On Jan 8, 2009, at 4:45 PM, Abd ul-Rahman Lomax wrote:

The whole concept of strategic voting is flawed when applied to Range. Voters place vote strength where they think it will do the most good -- if they think. Some don't. Approval is essentially, as Brams claimed, "strategy-free," in the old meaning, and the only way that it was at all possible to call it vulnerable was that critics claimed that there was some absolute "approval" relation between a voter and a candidate.

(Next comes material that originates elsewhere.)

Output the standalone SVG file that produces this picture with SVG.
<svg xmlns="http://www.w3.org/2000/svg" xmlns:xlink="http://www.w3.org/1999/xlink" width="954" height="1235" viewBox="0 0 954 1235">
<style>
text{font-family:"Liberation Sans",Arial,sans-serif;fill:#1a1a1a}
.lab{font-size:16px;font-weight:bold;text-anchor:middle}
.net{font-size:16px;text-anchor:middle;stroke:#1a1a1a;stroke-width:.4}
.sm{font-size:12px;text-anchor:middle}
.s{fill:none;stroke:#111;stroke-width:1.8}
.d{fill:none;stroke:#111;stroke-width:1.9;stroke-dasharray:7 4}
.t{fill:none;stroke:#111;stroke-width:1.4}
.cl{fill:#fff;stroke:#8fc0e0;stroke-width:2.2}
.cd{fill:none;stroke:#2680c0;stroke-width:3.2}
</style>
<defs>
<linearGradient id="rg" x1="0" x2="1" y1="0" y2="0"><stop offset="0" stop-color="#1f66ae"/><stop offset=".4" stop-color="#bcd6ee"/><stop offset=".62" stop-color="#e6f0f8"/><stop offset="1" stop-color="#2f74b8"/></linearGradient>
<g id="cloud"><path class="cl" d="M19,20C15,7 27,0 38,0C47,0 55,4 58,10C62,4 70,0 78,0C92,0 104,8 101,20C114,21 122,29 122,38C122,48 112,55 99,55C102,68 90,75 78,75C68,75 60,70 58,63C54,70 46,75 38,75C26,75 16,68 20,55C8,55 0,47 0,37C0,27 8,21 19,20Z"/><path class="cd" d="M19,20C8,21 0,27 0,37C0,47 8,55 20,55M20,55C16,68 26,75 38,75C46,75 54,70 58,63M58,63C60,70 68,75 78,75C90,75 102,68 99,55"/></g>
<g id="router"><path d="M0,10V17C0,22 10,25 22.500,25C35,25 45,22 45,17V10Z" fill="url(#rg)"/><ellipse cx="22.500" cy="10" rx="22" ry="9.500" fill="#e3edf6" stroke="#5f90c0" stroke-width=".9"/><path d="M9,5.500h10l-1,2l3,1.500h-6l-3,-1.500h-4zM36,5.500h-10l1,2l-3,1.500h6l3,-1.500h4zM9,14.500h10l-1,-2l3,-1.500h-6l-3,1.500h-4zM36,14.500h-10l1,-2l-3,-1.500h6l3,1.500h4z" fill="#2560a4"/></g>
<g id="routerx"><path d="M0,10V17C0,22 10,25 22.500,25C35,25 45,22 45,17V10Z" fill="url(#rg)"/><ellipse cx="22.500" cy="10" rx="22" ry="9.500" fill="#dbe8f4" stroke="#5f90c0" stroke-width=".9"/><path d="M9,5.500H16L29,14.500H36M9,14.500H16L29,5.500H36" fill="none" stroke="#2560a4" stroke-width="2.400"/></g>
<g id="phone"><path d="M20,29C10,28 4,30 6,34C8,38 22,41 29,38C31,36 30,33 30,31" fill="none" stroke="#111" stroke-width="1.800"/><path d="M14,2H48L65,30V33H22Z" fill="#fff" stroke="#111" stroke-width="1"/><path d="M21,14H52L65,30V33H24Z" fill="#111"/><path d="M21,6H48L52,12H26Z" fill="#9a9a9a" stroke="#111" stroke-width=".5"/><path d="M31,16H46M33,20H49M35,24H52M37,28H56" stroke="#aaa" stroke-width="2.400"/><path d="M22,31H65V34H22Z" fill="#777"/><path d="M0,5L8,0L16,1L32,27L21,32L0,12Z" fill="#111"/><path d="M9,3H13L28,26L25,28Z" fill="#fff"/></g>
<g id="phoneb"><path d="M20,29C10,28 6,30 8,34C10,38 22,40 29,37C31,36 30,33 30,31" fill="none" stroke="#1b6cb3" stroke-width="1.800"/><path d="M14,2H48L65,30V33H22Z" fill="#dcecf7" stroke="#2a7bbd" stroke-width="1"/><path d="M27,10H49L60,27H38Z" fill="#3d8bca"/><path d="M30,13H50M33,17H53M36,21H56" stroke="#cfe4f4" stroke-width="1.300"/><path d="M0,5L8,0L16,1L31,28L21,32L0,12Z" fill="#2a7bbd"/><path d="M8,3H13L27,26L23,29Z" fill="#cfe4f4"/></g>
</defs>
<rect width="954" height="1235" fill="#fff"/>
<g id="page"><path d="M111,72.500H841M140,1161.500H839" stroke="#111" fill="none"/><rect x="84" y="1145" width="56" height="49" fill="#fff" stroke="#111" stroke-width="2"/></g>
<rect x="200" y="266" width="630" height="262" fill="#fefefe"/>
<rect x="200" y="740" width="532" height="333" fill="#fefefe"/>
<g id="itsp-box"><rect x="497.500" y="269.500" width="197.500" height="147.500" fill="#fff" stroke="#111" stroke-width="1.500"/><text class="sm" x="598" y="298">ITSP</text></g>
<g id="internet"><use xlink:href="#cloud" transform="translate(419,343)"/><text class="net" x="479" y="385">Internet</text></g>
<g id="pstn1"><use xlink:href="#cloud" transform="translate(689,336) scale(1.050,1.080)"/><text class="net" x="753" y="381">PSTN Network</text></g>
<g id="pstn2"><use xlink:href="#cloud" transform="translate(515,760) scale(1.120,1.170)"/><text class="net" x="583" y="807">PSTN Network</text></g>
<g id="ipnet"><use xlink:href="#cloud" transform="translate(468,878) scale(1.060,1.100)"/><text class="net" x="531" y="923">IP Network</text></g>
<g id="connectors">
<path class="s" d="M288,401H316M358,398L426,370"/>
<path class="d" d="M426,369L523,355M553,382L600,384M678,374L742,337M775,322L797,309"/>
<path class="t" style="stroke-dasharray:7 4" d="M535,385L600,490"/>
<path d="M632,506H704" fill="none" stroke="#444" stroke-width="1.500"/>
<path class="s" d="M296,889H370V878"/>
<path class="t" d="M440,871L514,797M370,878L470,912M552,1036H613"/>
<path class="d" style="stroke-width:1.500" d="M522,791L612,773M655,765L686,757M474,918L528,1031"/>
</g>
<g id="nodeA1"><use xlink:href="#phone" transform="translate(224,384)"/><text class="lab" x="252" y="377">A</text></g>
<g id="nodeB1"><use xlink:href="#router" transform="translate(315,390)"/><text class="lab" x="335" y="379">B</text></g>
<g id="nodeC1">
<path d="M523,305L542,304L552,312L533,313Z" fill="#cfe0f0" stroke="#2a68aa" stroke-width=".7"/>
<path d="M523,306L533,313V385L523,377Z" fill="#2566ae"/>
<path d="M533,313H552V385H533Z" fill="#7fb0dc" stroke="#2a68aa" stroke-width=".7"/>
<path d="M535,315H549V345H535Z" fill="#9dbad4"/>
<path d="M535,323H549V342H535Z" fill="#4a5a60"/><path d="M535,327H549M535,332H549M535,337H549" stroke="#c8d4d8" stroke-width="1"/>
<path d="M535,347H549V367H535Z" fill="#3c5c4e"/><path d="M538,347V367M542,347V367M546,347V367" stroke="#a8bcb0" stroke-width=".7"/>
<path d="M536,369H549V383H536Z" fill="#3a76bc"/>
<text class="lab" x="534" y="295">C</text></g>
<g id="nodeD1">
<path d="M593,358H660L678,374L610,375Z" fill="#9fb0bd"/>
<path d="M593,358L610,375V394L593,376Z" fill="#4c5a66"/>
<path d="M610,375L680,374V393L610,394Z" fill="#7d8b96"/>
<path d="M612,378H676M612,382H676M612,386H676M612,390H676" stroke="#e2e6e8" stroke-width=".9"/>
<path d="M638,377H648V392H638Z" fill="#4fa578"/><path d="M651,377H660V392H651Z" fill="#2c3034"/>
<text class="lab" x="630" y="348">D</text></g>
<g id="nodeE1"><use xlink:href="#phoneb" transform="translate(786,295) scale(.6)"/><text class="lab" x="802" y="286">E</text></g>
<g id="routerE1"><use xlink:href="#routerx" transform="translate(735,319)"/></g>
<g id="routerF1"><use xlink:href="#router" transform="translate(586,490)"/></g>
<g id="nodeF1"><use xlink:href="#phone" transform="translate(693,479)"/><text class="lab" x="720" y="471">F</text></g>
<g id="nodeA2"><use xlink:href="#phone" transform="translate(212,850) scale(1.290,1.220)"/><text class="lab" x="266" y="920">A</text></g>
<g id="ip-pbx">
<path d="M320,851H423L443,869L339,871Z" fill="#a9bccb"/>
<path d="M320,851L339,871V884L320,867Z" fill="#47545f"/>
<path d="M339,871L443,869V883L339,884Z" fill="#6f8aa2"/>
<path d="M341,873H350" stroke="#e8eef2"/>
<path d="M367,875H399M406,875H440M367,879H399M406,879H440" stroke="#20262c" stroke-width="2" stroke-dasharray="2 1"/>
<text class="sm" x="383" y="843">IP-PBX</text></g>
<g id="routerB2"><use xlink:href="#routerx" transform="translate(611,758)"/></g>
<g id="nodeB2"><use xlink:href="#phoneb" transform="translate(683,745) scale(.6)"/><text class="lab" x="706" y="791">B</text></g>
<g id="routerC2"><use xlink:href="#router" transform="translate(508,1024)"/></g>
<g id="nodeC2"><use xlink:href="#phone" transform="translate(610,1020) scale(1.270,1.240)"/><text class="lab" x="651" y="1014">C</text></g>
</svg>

It would be useful to generalize the concept of strategic voting (and the related concepts of manipulation and sincerity) to other than linear ballots (that is, a ballot with an ordinal ranking of the voter's preferences). With linear ballots (and so Borda, IRV and various Condorcet methods) we define a "sincere" ballot as the one a voter would cast if the voter were a dictator, and manipulability as the ability of a voter to achieve a better result (where "better" means the election of a candidate ranked higher on that voter's sincere ballot) by voting "insincerely" or "strategically"--that is, by casting a ballot different from their sincere ballot. An election method that is not manipulable in this sense is defined to be "strategy-free".

A two-candidate plurality election is strategy-free. Most interesting elections are not.

With any practical election method using linear ballots, manipulation cannot succeed unless the voter has knowledge of how the other voters are voting. This knowledge need not be perfect. I propose (and I don't claim that this is original, though I don't recall seeing the definition) that we use this observation to generalize the idea of manipulability to election methods, such as Range and Approval, that do not use linear ballots, thus:

An election method is manipulable if a voter has a rational motivation to cast different ballots depending on the voter's knowledge (or belief) of the ballots of other voters.

In such an election, a voter should vote strategically when the ballot that will produce the "best" outcome (for that voter) depends on the behavior of the other voters, the strategy consisting of determining, by some means depending on the method, which ballot that is.

For example, in an Approval election, with a preference of A>B>C, we will always vote for A, but whether we vote for B depends on how well we believe B and C are doing with other voters. If we believe that C cannot win, then we vote for A only, to improve our chance of electing A over B. If we believe that C is a serious threat, then we vote for A and B, to improve our chance of rejecting C.

The generalization of a "sincere" ballot then becomes the zero- knowledge (of other voters' behavior) ballot, although we might still want to talk about a "sincere ordering" (that is, the sincere linear ballot) in trying to determine a "best possible" outcome.


It seems to me that it's clearly desirable to be able to optimize the outcome by casting a sincere linear ballot. Such a ballot is reasonably expressive (that is, it contains more information about my preferences than, say, a plurality or approval ballot) without (in itself) requiring me to strategize. Unfortunately, no such election method exists, and many (most?) of the arguments on this list are over the tradeoffs implied by that sad fact. The best we can do is to find a method in which it's very unlikely that we can improve our outcome by voting other than sincerely.